International travelers have ranked Doha as one of the world’s least friendly cities, describing it as “ugly” and having “horrible” traffic, according to results of a new survey.
Qatar’s capital came in at 10th least friendly in the Condé Nast Traveler’s list of World’s Unfriendliest Cities. It fared better than the Nigerian city of Lagos (9th) and Detroit, which came in 8th place.
Newark in the US state of New Jersey took the dubious title of least friendly place to visit.
One reader even described it as “one of the saddest looking cities I have ever seen.”
The magazine’s annual readers’ choice awards asked travelers to rate world cities according to how friendly they have been to visit.
It used subjective factors such as the warmth of the welcome one gets upon arrival, ease of navigation around town and chance encounters such as “an outgoing local showing you the way.”
A total of 128,000 readers took part in the survey during the last year.
The magazine has not detailed its methodology, but provides a descriptive paragraph for each entry.
With Doha, it noted that visitor numbers are up, partly due to Qatar Airways’ ongoing expansion of its route network.
But readers’ impressions of the city haven’t been too positive, according to the magazine:
“Though Doha has a beautiful airport, our readers are not yet enamored on the city, calling it ‘ugly,’ the traffic ‘horrible’ and the men ‘rude.'”
Just ahead of Doha was Lagos in Nigeria, which was described as “expensive and dangerous,” with “horrible traffic (and) a terrible stench of trash everywhere.”
Newark replaced last year‘s title-holder Caracas, while the Mexican city of Tijuana ranked second most unfriendly globally, thanks to travelers’ descriptions of it being “dirty and unsafe.”
However, some noted that it is showing some hope of change for the better.
In contrast, the charming southern hospitality, safety and ease of walking around the South Carolina city of Charlestown helped earn it the distinction of world’s friendliest city.
Charleston knocked Australia’s Sydney from the top spot it held for the previous two years.
However, the sunshine city still scored well, coming in second this year due to its “beautiful, friendly people.”
Four US cities also made the cut, but no Asian, African or Middle Eastern cities made the most friendliest list.
Though it fared poorly with Conde Nast Traveler readers, Qatar’s perceived safety and Muslim-friendliness are helping it attract plenty of visitors.

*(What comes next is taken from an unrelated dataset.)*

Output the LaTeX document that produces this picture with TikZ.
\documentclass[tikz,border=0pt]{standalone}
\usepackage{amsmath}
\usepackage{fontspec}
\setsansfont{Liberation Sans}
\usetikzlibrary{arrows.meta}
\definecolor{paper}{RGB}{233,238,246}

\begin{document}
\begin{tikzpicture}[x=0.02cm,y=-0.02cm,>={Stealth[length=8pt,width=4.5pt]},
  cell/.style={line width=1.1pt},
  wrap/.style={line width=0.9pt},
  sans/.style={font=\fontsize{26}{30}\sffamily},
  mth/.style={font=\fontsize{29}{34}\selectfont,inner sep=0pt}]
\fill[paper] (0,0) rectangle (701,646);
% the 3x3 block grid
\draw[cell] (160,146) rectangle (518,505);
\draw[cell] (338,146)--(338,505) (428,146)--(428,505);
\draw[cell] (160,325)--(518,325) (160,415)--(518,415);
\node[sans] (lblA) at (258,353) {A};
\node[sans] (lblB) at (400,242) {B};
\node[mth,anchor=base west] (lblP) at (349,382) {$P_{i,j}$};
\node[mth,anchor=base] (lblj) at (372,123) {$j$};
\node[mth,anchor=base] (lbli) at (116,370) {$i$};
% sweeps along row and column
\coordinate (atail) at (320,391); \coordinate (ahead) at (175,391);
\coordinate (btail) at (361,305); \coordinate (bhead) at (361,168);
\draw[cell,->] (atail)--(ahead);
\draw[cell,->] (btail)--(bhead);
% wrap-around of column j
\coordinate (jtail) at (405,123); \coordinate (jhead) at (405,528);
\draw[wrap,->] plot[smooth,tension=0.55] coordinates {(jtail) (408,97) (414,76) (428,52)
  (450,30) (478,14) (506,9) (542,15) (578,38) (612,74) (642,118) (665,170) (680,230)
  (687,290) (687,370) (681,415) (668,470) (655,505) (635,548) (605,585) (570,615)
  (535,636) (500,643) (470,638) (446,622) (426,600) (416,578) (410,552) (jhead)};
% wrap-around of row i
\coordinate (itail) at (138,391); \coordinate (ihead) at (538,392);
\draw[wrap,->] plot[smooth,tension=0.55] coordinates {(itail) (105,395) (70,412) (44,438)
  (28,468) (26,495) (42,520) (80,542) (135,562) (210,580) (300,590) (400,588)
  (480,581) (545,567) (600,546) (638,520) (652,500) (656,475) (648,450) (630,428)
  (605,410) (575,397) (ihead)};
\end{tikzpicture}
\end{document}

Earlier this year, it was ranked second safest country in the world by the Golden Visa 2015 World Safety Index.
It also moved up three spots in the latest Global Muslim Travel Index and was named the fifth friendliest vacation destination in the world for Muslims thanks to its halal offerings.
Qatar’s tourism authorities have ambitious plans to develop the state as an attractive destination for international visitors, with a target of receiving up to 7.4 million travelers by 2030.
While this is 6 percent fewer than the same period last year, the ongoing summer festival and upcoming cruise season are expected to help improve visitor numbers by the end of the year, the authority added.